How To Implement Delta Load - OptimalBI/optimal-data-engine-mssql GitHub Wiki

This feature works in ODE versions starting from 2.2.

ODE supports two types of data load, Full and Delta. Full load checks all the data changes for a table, including deletions. Delta load includes inserts and updates only. It makes sense to limit data for the delta load by recent changes only.

This article describes a solution for enabling two types of load for one table to run on different schedules. E.g. run the delta daily during the week to apply recent changes, and run full load on the weekend to pick up record deletions.

First enable two load types for one source table with a global setting, i.e. it will be enabled for all tables in the Data Vault. It doesn’t mean all tables must be scheduled twice, this just enables a parameter of the stage stored procedure. Be careful if you already have source tables configured with stored procedures. They’ll require changes to be applied when switching this setting on and off.

USE [ODE_Config]
GO
 
UPDATE [dbo].[dv_defaults]
SET [default_varchar] = 'Y' --set to 'N' if you want to switch this function off
WHERE [default_type] = 'Global'
    AND [default_subtype] = 'StageDeltaSwitch'

From now on any staging stored procedures should have one input parameter of string type. Scheduler will pass a load type with this parameter when running a table load. If you want to enable both types of load, use this parameter in your source procedure’s logic. Otherwise just ignore it. Below is an example of the staging stored procedure which loads table ‘Customer’ from AdwentureWorks database to ODE_Stage. We assume that [ModifiedDate] is a reliable field to trace delta changes.

USE [ODE_Stage]
GO
 
CREATE PROCEDURE [stage].[usp_Sales_Customer]
    @Load_Type varchar(50)
AS
BEGIN
 
IF EXISTS (SELECT * FROM sys.objects WHERE object_id = object_id(N'[Stage].[Sales_Customer]') AND type IN (N'U'))
    DROP TABLE [Stage].[Sales_Customer]
 
SELECT [CustomerID]
      ,[PersonID]
      ,[StoreID]
      ,[TerritoryID]
      ,[AccountNumber]
      ,[RowGuid]
      ,[ModifiedDate]
INTO [Stage].[Sales_Customer]
FROM [AdventureWorks].[Sales].[Customer]
WHERE [ModifiedDate] >= CASE WHEN @Load_Type = 'Delta' --Values are Delta and Full
                THEN DATEADD(HOUR, -25, GETDATE()) --load changes for the last 25 hours for Delta
                ELSE '1900-01-01' END
END
GO

Stage table [Stage].[Sales_Customer] is a source for Data Vault hub h_Sales_Customer and satellite s_Sales_Customer. Follow the instructions if you don’t know how to create them.

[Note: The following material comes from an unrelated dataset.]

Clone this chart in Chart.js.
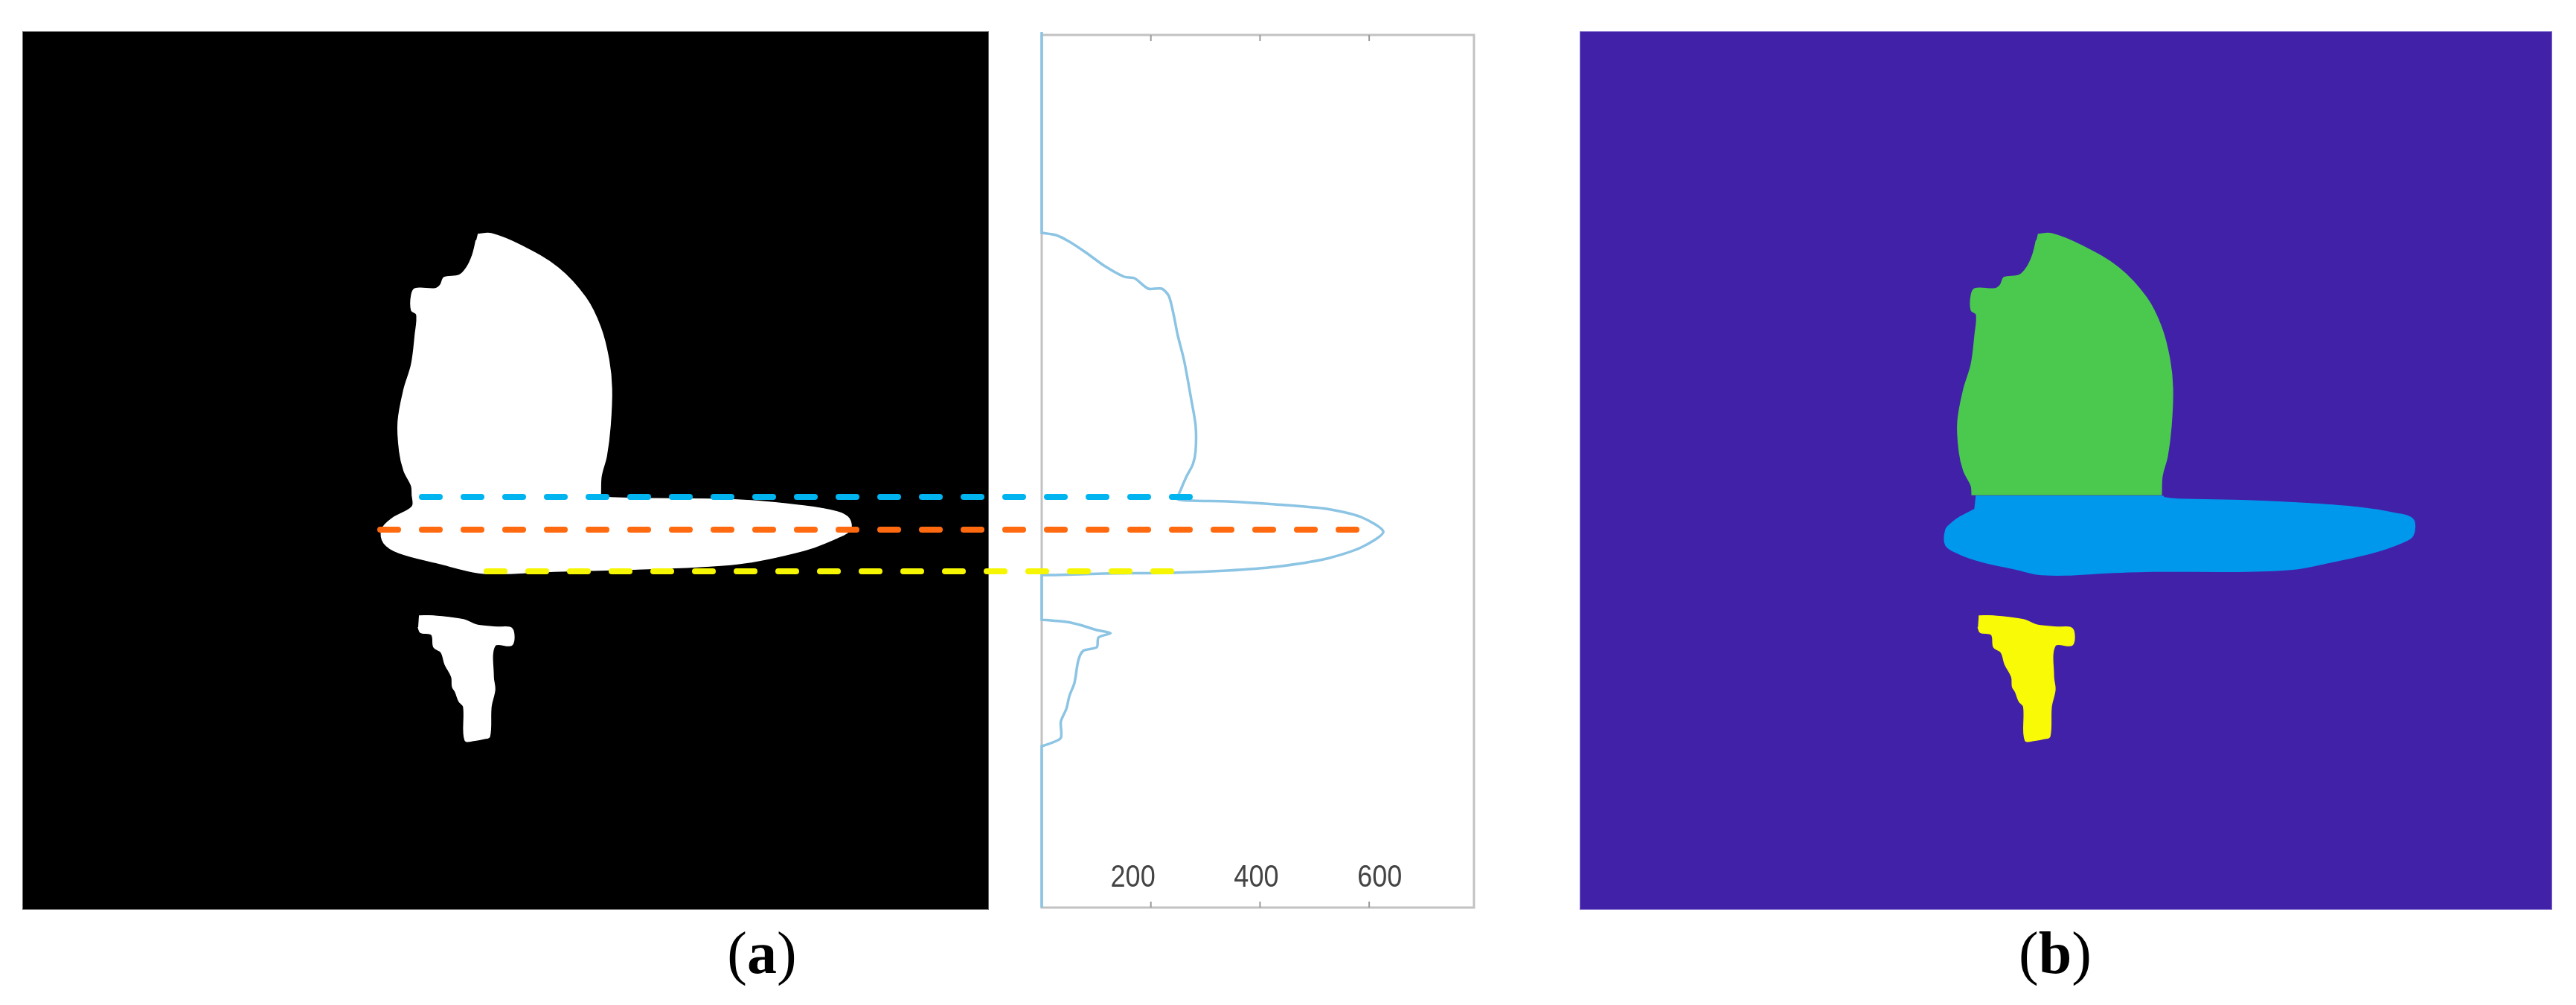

Now create two schedules, one for each type of load. [Read more about task scheduling feature here}(https://github.com/OptimalBI/optimal-data-engine-mssql/wiki/Task-Scheduling).

USE [ODE_Config]
GO
EXECUTE [dv_scheduler].[dv_schedule_insert]
   @schedule_name          = 'Full_Load'
  ,@schedule_description   = 'Runs all Loads which only need to be refreshed weekly'
  ,@schedule_frequency     = 'Weekly on Sunday'
  ,@release_number         = 2016081002
GO
EXECUTE [dv_scheduler].[dv_schedule_insert]
   @schedule_name          = 'Delta_Load'
  ,@schedule_description   = 'Runs all Loads which need to be refreshed daily'
  ,@schedule_frequency     = 'Daily'
  ,@release_number         = 2016081002
GO

Add the source table to both of these schedules with different settings:

EXECUTE [dv_scheduler].[dv_schedule_source_table_insert]
   @schedule_name   = 'Full_Load'
  ,@source_system_name  = 'AdventureWorks'
  ,@source_table_schema = 'Stage'
  ,@source_table_name   = 'Sales_Customer'
  ,@source_table_load_type = 'Full'
  ,@priority    = 'Low'
  ,@queue   = '001'
  ,@release_number  = 2016081002
GO
EXECUTE [dv_scheduler].[dv_schedule_source_table_insert]
   @schedule_name   = 'Delta_Load'
  ,@source_system_name  = 'AdventureWorks'
  ,@source_table_schema = 'Stage'
  ,@source_table_name   = 'Sales_Customer'
  ,@source_table_load_type = 'Delta'
  ,@priority    = 'Low'
  ,@queue   = '001'
  ,@release_number  = 2016081002
GO

Run a Delta_Load schedule to load the data modified within the last 25 hours; or run a Full_Load to load all changes including deletions.

EXEC [dv_scheduler].[dv_process_schedule] 'Delta_run'

As both loads use same staging table, make sure their schedules don’t intersect in time to avoid a data loss.